Six months after warning that the real-time bidding (RTB) component of programmatic online advertising is wildly out of control — i.e. in a breaking the law sense — the U.K.’s data protection watchdog has marked half a year’s regulatory inaction with a blog post that entreats the adtech industry to come up with a solution to an “industry problem.”
Casual readers of the ICO’s pre-Christmas message for European law-flouting adtech might be forgiven for thinking it looks a lot like the regulator telling the industry to “keep calm and carry on regulating yourselves.”
More informed readers, who understand that RTB is a process which (currently) entails systematic, privacy eviscerating high-velocity trading of people’s personal data for the purpose of targeting them with ads, might feel moved to point out that self-regulation is a core part of why adtech is in the abject mess it’s in.
Ergo, a data protection regulator calling for more of the same systemic failure does look rather, uh, uninspiring.
In the mildly worded blog post, Simon McDougall, the ICO’s executive director for technology and innovation — who does not appear to work anywhere near an enforcement department — includes such grand suggestions for adtech law-breakers as: “keep engaging with your trade associations.”

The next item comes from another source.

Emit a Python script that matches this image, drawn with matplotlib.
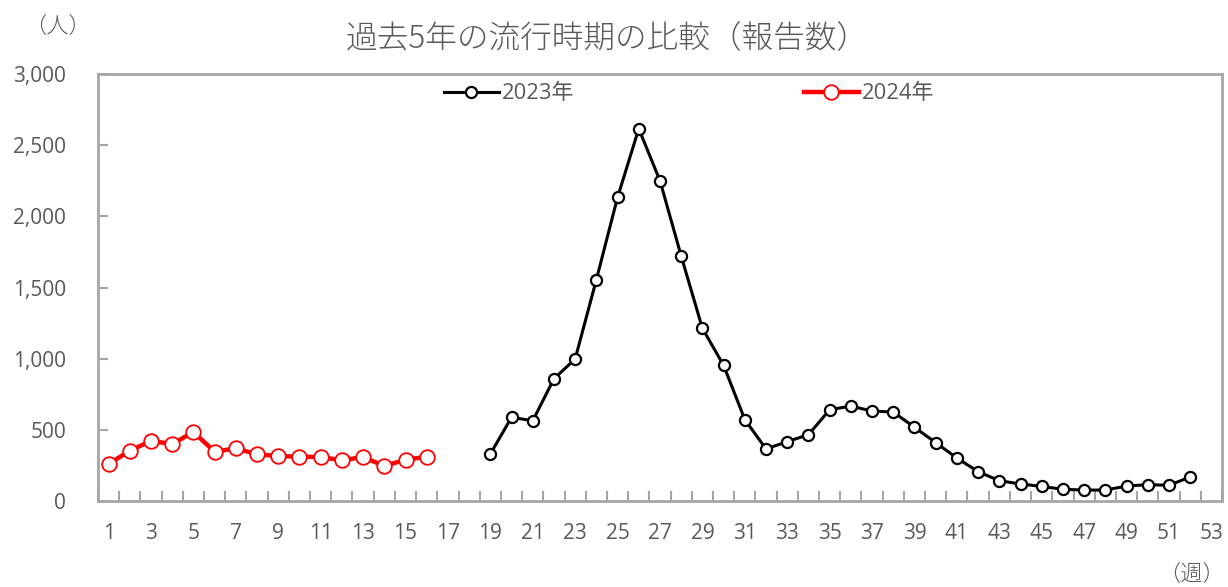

You’ll have to forgive us for not being overly convinced such a step will lead to any paradigm tilts to privacy — or “solutions that combine innovation and privacy,” as McDougall puts it — given episodes like this.
Another of the big ideas he has for the industry to get with the legal program is to suggest people working in adtech “challenge” senior management to “review their approach.”
Now we know employee activism is rather in vogue right now — at least at certain monopolistic tech giants who’ve scaled so big, and employ such large armies of lawyers, they’re essentially immune to moral and societal operational norms — but we’re not sure it’s the greatest look for the U.K.’s data watchdog to be encouraging adtech professionals to put their own jobs on the line instead of, y’know, doing its job and enforcing the law.
It’s possible that McDougall, a relatively recent recruit to the regulator, may not yet know it from his perch in the “technology and innovation” unit, but the ICO does have a powerful toolbox at its disposal these days. Including the ability, under the pan-EU General Data Protection Regulation framework, to levy fines of up to 4% of global turnover on entities it finds seriously violating the law.
It also can order a stop to law-violating data processing. And what better way to end the mass-scale privacy violations attached to programmatic advertising than by ordering personal data be stripped out of RTB requests, you might wonder?
It wouldn’t mean an end to being able to target ads online. Contextual targeting doesn’t require personal data — and has been used successfully by the likes of non-tracking search engine DuckDuckGo for years (and profitably so). It would just mean an end to the really creepy, stalkerish stuff. The stuff consumers hate — which also serves up horribly damaging societal effects, given that the mass profiling of internet users enables push-button discrimination and exploitation of the vulnerable at vast scale.
Microtargeted ads are also, as we now know all too well, a pre-greased electronic conduit for attacks on democracy and society — enabling the spread of malicious disinformation.
Since folks with an eye on these topics are retweeting this, here are a few things I’ve written this year about the negative externalities of behavioral targeting. 1/3 https://t.co/n8i7QyCeR0pic.twitter.com/g3a4X1bbpi
— Josh Braun (@josh_braun) December 20, 2019
The societal stakes couldn’t be higher. Yet the ICO appears content to keep calm and let the adtech industry carry on — no enforcement, just biannual reminders of “concerns” about “lawfulness.”
To wit: “We have significant concerns about the lawfulness of the processing of special category data which we’ve seen in the industry, and the lack of explicit consent for that processing,” as McDougall admits in the post.
“We also have concerns about whether reliance on contractual clauses to justify onward data sharing is sufficient to comply with the law. We have not seen case studies that appear to adequately justify this.”
Set tone to: “Oopsy.”
The title of the ICO’s blog post — Adtech and the data protection debate – where next? — also incorporates contradictory framing as if to imply there is “debate” as to whether the industry needs to comply with data protection law. (Given the ICO’s own findings of “concern” that framing is itself concerning.)
So what can the adtech industry expect the ICO to actually do if it continues to fail to embed a “privacy by design approach in its use of RTB” (another of the blog post’s big suggestions) — and therefore keeps on, er, breaking the law?
Well, the ICO plans to make like a sponge over the “coming weeks,” per McDougall, who says it will spend time “absorbing all the information gathered and the rich conversations we’ve had throughout the year” and then shift into first gear — where it will be “evaluating all of the options available to us.”
No rush, eh.
A “further update” will then be put out in “early 2020” which will set out the ICO’s position — third time lucky perhaps?!
This update, we are informed, will also include “any action we’re taking.” So possibly still nothing, then.
“The future of RTB is both in the balance and in the hands of all the organisations involved,” McDougall writes — as if regulatory enforcement requires industry buy-in.
U.K. taxpayers should be forgiven for wondering what exactly their data protection regulator is for at this point. Hopefully they’ll find out in a few months’ time.